EXERCISE DETAILS |
Give back the full listing verbatim, apart from its images.

— BEGIN DATA SHOWN —

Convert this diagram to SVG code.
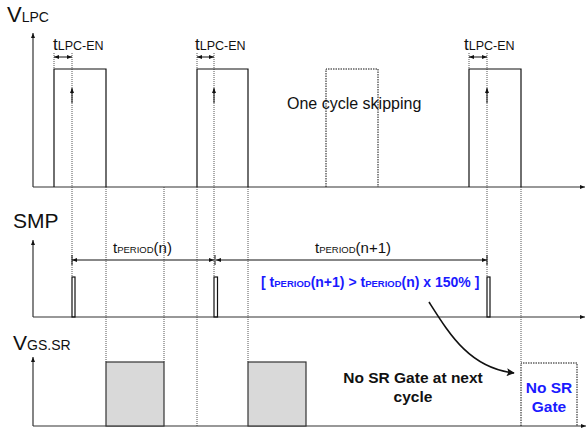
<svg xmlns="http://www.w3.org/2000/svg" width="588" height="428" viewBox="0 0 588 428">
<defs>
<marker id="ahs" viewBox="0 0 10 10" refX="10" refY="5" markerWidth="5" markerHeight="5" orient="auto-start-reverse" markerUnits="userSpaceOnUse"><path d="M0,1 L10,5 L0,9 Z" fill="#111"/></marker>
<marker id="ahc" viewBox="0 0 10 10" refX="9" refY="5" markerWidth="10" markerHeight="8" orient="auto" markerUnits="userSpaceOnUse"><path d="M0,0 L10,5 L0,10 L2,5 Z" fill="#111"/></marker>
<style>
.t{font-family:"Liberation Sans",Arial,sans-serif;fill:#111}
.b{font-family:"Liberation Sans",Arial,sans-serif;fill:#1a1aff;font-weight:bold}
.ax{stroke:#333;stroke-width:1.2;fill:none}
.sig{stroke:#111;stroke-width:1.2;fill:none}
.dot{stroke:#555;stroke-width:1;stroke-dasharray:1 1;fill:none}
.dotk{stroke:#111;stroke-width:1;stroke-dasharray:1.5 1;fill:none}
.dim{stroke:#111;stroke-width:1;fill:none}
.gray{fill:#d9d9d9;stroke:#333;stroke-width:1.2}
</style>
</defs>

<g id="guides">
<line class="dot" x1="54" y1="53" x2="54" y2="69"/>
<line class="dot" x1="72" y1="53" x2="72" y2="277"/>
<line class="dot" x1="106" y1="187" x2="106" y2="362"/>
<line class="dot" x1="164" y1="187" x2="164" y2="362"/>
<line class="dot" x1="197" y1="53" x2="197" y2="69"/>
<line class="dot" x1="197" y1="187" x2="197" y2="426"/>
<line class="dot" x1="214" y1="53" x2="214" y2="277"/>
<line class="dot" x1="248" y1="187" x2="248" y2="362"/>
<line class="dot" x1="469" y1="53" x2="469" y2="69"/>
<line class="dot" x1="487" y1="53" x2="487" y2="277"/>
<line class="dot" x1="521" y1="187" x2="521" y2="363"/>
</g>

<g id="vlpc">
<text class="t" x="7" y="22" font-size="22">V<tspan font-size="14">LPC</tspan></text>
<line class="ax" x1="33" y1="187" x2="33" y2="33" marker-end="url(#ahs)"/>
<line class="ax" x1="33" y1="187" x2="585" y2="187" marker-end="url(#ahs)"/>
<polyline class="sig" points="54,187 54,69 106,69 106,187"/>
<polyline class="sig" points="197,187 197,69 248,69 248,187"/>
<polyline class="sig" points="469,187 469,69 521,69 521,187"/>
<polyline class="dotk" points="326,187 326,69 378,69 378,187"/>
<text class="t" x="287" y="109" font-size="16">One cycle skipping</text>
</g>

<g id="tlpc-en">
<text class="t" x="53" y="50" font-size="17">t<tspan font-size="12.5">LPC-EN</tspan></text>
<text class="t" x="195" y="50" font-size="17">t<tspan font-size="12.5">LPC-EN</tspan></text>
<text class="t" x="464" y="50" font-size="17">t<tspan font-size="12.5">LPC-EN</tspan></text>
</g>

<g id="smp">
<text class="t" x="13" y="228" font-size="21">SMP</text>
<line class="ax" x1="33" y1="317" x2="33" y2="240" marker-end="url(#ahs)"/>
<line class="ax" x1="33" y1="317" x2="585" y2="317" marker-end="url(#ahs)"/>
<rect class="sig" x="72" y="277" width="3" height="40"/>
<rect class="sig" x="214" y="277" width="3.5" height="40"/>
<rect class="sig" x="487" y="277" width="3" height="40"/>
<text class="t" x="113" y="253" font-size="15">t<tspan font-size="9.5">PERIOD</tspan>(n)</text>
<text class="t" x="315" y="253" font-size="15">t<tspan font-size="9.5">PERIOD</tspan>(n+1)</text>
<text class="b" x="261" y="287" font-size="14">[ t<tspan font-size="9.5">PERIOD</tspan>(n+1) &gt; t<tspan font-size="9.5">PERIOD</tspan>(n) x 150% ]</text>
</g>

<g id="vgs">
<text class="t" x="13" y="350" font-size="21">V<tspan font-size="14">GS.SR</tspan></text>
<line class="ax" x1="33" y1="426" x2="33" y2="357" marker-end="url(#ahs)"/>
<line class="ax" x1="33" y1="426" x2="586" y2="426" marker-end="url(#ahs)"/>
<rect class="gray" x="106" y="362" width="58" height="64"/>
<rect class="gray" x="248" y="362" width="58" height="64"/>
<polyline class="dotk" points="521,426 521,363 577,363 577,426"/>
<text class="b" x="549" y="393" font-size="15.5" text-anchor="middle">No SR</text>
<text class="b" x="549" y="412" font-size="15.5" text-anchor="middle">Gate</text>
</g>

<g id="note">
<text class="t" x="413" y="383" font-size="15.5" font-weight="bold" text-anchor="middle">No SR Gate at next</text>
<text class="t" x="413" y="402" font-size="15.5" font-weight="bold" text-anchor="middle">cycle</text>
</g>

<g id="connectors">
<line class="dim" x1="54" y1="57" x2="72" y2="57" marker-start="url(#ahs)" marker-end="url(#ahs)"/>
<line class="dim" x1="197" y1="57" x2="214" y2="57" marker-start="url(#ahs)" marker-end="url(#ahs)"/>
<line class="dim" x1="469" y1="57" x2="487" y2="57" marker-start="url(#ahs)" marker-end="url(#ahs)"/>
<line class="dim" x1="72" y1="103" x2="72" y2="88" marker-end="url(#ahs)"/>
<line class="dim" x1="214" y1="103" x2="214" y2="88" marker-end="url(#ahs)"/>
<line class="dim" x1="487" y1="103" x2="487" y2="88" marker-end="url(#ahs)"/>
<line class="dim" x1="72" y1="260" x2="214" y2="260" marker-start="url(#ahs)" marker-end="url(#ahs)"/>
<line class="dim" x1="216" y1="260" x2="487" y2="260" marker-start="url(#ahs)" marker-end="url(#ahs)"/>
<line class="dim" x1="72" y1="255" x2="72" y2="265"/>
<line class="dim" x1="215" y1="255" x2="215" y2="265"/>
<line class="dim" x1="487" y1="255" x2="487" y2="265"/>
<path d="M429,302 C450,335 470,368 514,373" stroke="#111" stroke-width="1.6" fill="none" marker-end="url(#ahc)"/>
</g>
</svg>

— END DATA SHOWN —

COMPLETE ANSWER |
Convert this diagram to SVG code.
<svg xmlns="http://www.w3.org/2000/svg" width="588" height="428" viewBox="0 0 588 428">
<defs>
<marker id="ahs" viewBox="0 0 10 10" refX="10" refY="5" markerWidth="5" markerHeight="5" orient="auto-start-reverse" markerUnits="userSpaceOnUse"><path d="M0,1 L10,5 L0,9 Z" fill="#111"/></marker>
<marker id="ahc" viewBox="0 0 10 10" refX="9" refY="5" markerWidth="10" markerHeight="8" orient="auto" markerUnits="userSpaceOnUse"><path d="M0,0 L10,5 L0,10 L2,5 Z" fill="#111"/></marker>
<style>
.t{font-family:"Liberation Sans",Arial,sans-serif;fill:#111}
.b{font-family:"Liberation Sans",Arial,sans-serif;fill:#1a1aff;font-weight:bold}
.ax{stroke:#333;stroke-width:1.2;fill:none}
.sig{stroke:#111;stroke-width:1.2;fill:none}
.dot{stroke:#555;stroke-width:1;stroke-dasharray:1 1;fill:none}
.dotk{stroke:#111;stroke-width:1;stroke-dasharray:1.5 1;fill:none}
.dim{stroke:#111;stroke-width:1;fill:none}
.gray{fill:#d9d9d9;stroke:#333;stroke-width:1.2}
</style>
</defs>

<g id="guides">
<line class="dot" x1="54" y1="53" x2="54" y2="69"/>
<line class="dot" x1="72" y1="53" x2="72" y2="277"/>
<line class="dot" x1="106" y1="187" x2="106" y2="362"/>
<line class="dot" x1="164" y1="187" x2="164" y2="362"/>
<line class="dot" x1="197" y1="53" x2="197" y2="69"/>
<line class="dot" x1="197" y1="187" x2="197" y2="426"/>
<line class="dot" x1="214" y1="53" x2="214" y2="277"/>
<line class="dot" x1="248" y1="187" x2="248" y2="362"/>
<line class="dot" x1="469" y1="53" x2="469" y2="69"/>
<line class="dot" x1="487" y1="53" x2="487" y2="277"/>
<line class="dot" x1="521" y1="187" x2="521" y2="363"/>
</g>

<g id="vlpc">
<text class="t" x="7" y="22" font-size="22">V<tspan font-size="14">LPC</tspan></text>
<line class="ax" x1="33" y1="187" x2="33" y2="33" marker-end="url(#ahs)"/>
<line class="ax" x1="33" y1="187" x2="585" y2="187" marker-end="url(#ahs)"/>
<polyline class="sig" points="54,187 54,69 106,69 106,187"/>
<polyline class="sig" points="197,187 197,69 248,69 248,187"/>
<polyline class="sig" points="469,187 469,69 521,69 521,187"/>
<polyline class="dotk" points="326,187 326,69 378,69 378,187"/>
<text class="t" x="287" y="109" font-size="16">One cycle skipping</text>
</g>

<g id="tlpc-en">
<text class="t" x="53" y="50" font-size="17">t<tspan font-size="12.5">LPC-EN</tspan></text>
<text class="t" x="195" y="50" font-size="17">t<tspan font-size="12.5">LPC-EN</tspan></text>
<text class="t" x="464" y="50" font-size="17">t<tspan font-size="12.5">LPC-EN</tspan></text>
</g>

<g id="smp">
<text class="t" x="13" y="228" font-size="21">SMP</text>
<line class="ax" x1="33" y1="317" x2="33" y2="240" marker-end="url(#ahs)"/>
<line class="ax" x1="33" y1="317" x2="585" y2="317" marker-end="url(#ahs)"/>
<rect class="sig" x="72" y="277" width="3" height="40"/>
<rect class="sig" x="214" y="277" width="3.5" height="40"/>
<rect class="sig" x="487" y="277" width="3" height="40"/>
<text class="t" x="113" y="253" font-size="15">t<tspan font-size="9.5">PERIOD</tspan>(n)</text>
<text class="t" x="315" y="253" font-size="15">t<tspan font-size="9.5">PERIOD</tspan>(n+1)</text>
<text class="b" x="261" y="287" font-size="14">[ t<tspan font-size="9.5">PERIOD</tspan>(n+1) &gt; t<tspan font-size="9.5">PERIOD</tspan>(n) x 150% ]</text>
</g>

<g id="vgs">
<text class="t" x="13" y="350" font-size="21">V<tspan font-size="14">GS.SR</tspan></text>
<line class="ax" x1="33" y1="426" x2="33" y2="357" marker-end="url(#ahs)"/>
<line class="ax" x1="33" y1="426" x2="586" y2="426" marker-end="url(#ahs)"/>
<rect class="gray" x="106" y="362" width="58" height="64"/>
<rect class="gray" x="248" y="362" width="58" height="64"/>
<polyline class="dotk" points="521,426 521,363 577,363 577,426"/>
<text class="b" x="549" y="393" font-size="15.5" text-anchor="middle">No SR</text>
<text class="b" x="549" y="412" font-size="15.5" text-anchor="middle">Gate</text>
</g>

<g id="note">
<text class="t" x="413" y="383" font-size="15.5" font-weight="bold" text-anchor="middle">No SR Gate at next</text>
<text class="t" x="413" y="402" font-size="15.5" font-weight="bold" text-anchor="middle">cycle</text>
</g>

<g id="connectors">
<line class="dim" x1="54" y1="57" x2="72" y2="57" marker-start="url(#ahs)" marker-end="url(#ahs)"/>
<line class="dim" x1="197" y1="57" x2="214" y2="57" marker-start="url(#ahs)" marker-end="url(#ahs)"/>
<line class="dim" x1="469" y1="57" x2="487" y2="57" marker-start="url(#ahs)" marker-end="url(#ahs)"/>
<line class="dim" x1="72" y1="103" x2="72" y2="88" marker-end="url(#ahs)"/>
<line class="dim" x1="214" y1="103" x2="214" y2="88" marker-end="url(#ahs)"/>
<line class="dim" x1="487" y1="103" x2="487" y2="88" marker-end="url(#ahs)"/>
<line class="dim" x1="72" y1="260" x2="214" y2="260" marker-start="url(#ahs)" marker-end="url(#ahs)"/>
<line class="dim" x1="216" y1="260" x2="487" y2="260" marker-start="url(#ahs)" marker-end="url(#ahs)"/>
<line class="dim" x1="72" y1="255" x2="72" y2="265"/>
<line class="dim" x1="215" y1="255" x2="215" y2="265"/>
<line class="dim" x1="487" y1="255" x2="487" y2="265"/>
<path d="M429,302 C450,335 470,368 514,373" stroke="#111" stroke-width="1.6" fill="none" marker-end="url(#ahc)"/>
</g>
</svg>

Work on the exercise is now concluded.